Your objective: Report how many lines of the records below include the word "chart". Give nothing but the number.

Provided records:
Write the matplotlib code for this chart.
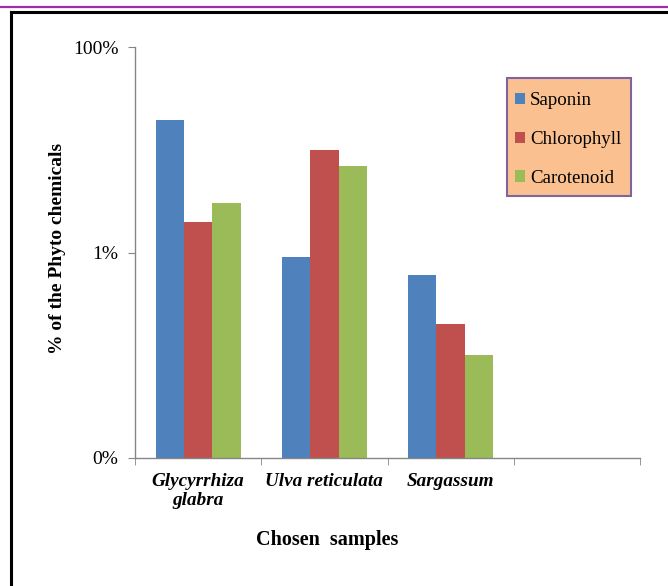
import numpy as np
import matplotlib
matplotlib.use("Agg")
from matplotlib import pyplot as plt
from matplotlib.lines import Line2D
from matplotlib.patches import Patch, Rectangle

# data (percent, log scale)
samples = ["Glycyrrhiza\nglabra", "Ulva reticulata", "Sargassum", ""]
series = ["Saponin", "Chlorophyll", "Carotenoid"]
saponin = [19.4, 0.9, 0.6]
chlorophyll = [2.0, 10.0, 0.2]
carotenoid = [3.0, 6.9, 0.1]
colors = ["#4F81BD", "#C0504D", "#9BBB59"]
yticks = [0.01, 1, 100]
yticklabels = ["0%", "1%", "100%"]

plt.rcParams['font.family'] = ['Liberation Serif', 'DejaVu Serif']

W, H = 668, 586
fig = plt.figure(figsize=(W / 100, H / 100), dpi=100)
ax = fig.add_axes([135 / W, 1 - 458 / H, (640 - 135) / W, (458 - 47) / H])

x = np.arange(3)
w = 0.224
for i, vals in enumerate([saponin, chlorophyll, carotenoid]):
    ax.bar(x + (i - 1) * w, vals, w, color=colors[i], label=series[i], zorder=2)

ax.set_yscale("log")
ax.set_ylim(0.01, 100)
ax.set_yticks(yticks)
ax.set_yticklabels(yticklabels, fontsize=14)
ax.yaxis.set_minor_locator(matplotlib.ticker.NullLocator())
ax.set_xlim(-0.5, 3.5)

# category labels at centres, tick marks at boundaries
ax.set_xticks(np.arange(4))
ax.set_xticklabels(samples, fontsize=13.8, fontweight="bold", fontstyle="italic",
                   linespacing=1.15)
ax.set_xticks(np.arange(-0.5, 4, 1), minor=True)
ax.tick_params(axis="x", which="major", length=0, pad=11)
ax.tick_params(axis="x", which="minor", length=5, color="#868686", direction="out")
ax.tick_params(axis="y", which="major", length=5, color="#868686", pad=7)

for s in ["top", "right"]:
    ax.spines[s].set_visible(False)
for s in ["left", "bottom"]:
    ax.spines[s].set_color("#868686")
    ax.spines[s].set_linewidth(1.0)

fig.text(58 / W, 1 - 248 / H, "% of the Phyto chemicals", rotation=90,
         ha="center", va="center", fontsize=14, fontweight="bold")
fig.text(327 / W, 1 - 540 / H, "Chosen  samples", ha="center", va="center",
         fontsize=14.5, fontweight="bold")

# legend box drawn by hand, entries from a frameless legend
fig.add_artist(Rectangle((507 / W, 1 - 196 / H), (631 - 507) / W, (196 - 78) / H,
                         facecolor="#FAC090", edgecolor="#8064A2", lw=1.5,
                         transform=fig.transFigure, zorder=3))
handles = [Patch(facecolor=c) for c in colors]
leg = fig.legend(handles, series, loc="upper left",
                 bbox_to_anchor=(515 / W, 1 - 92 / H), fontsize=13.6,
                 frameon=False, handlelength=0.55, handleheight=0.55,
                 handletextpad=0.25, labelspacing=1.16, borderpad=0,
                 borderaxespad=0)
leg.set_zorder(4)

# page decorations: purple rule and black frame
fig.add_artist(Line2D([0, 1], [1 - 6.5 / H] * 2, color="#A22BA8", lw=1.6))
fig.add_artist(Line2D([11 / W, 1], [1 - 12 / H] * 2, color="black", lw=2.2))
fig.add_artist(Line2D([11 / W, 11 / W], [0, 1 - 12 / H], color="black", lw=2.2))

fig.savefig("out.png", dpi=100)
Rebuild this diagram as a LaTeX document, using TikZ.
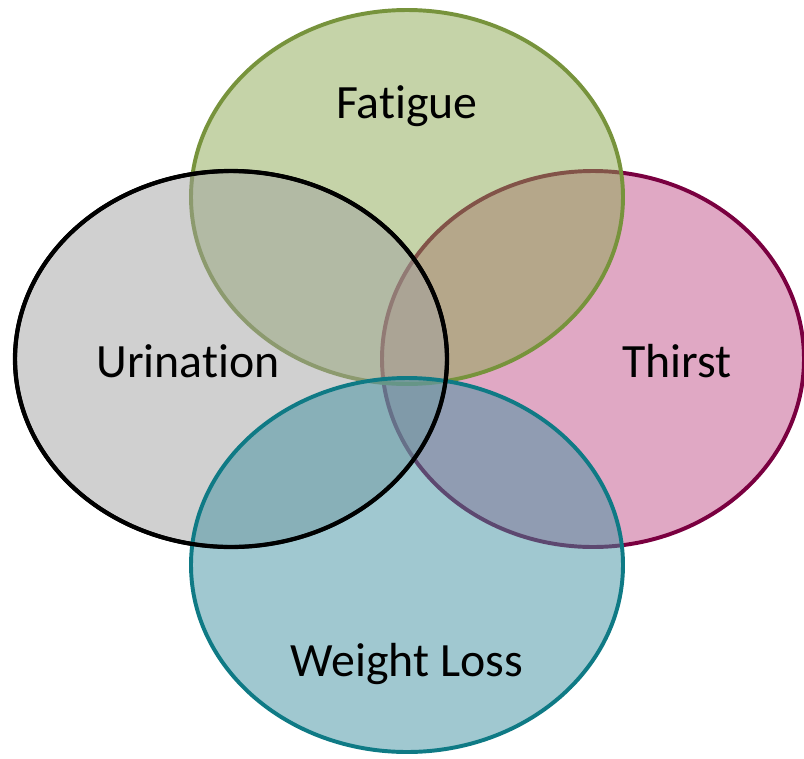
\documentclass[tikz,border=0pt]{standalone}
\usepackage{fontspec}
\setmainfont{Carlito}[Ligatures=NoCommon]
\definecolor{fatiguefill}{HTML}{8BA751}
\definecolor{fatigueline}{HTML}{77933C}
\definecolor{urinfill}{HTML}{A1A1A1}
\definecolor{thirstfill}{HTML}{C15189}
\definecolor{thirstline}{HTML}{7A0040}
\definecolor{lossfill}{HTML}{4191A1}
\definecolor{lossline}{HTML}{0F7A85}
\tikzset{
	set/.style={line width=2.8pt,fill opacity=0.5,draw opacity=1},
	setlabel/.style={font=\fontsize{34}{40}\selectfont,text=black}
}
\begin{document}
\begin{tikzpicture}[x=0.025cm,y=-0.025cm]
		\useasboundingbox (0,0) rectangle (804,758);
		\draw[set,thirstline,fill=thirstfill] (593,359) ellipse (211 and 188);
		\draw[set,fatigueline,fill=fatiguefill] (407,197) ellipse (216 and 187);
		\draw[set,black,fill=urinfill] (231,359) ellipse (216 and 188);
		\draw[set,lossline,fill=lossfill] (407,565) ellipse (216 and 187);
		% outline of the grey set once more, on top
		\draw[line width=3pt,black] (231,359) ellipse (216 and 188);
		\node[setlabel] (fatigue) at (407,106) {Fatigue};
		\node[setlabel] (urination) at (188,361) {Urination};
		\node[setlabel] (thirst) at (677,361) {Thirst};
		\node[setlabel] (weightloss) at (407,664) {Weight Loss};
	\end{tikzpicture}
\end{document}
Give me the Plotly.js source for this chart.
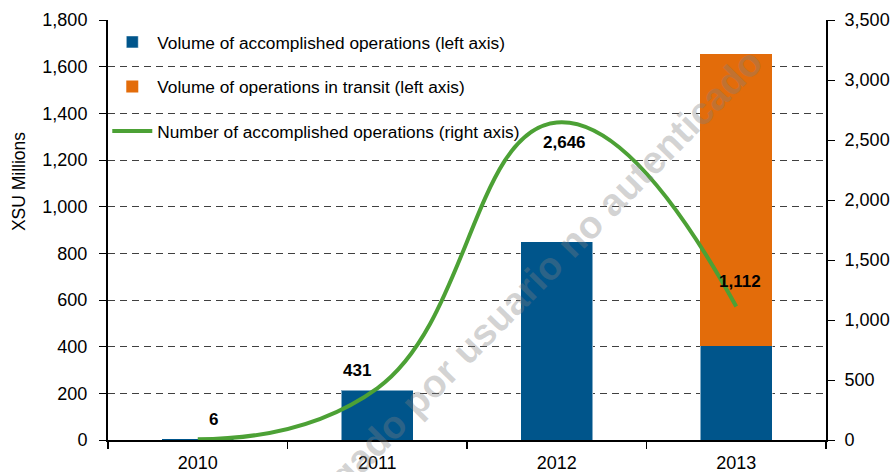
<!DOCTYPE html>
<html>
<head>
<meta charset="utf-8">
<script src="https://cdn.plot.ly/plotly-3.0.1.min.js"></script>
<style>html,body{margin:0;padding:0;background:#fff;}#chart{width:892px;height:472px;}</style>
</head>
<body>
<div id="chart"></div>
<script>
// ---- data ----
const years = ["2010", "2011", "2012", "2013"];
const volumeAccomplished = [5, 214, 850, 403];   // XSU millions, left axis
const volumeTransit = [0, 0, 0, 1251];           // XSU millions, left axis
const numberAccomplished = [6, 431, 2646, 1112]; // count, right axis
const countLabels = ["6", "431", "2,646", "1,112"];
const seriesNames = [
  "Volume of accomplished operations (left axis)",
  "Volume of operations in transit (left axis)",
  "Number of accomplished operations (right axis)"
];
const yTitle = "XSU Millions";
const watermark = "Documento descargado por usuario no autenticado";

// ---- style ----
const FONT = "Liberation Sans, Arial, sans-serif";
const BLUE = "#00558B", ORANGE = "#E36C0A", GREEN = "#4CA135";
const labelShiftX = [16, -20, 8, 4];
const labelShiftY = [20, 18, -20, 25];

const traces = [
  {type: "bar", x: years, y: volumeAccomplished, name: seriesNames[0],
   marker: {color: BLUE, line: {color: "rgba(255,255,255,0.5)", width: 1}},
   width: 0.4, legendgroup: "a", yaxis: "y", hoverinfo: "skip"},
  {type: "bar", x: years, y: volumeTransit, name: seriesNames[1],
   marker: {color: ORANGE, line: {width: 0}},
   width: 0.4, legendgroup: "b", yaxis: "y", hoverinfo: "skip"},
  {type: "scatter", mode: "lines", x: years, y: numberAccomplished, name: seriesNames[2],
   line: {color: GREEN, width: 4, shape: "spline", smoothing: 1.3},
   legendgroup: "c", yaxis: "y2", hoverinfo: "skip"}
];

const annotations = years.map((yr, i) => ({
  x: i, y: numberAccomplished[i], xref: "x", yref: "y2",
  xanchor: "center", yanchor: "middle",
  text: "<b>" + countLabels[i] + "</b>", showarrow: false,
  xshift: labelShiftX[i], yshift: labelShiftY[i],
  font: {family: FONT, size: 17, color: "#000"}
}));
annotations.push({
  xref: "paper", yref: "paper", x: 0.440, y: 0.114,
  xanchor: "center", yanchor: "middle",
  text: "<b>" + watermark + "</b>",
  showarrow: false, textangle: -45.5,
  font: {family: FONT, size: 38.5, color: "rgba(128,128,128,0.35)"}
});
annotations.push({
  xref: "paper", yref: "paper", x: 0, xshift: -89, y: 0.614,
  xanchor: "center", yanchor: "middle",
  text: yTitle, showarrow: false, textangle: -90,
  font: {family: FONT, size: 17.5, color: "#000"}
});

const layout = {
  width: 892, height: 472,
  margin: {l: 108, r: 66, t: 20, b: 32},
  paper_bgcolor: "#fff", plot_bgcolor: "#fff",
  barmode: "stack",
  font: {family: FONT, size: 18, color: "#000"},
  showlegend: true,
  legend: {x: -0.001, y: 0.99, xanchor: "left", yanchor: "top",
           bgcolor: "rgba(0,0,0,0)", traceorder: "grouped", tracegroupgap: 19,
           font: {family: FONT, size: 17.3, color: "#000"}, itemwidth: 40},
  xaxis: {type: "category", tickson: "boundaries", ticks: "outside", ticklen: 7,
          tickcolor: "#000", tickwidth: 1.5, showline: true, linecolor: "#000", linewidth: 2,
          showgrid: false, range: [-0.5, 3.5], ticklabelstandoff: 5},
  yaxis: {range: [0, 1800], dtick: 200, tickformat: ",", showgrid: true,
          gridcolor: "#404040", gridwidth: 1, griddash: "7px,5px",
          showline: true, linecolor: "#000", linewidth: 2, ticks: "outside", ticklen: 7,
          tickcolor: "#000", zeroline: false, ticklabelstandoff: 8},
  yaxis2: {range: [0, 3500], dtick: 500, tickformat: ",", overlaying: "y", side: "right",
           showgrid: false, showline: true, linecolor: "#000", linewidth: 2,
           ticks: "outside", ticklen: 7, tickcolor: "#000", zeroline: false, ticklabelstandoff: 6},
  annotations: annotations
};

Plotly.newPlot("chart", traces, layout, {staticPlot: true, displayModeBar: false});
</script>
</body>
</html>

Exercise response: 5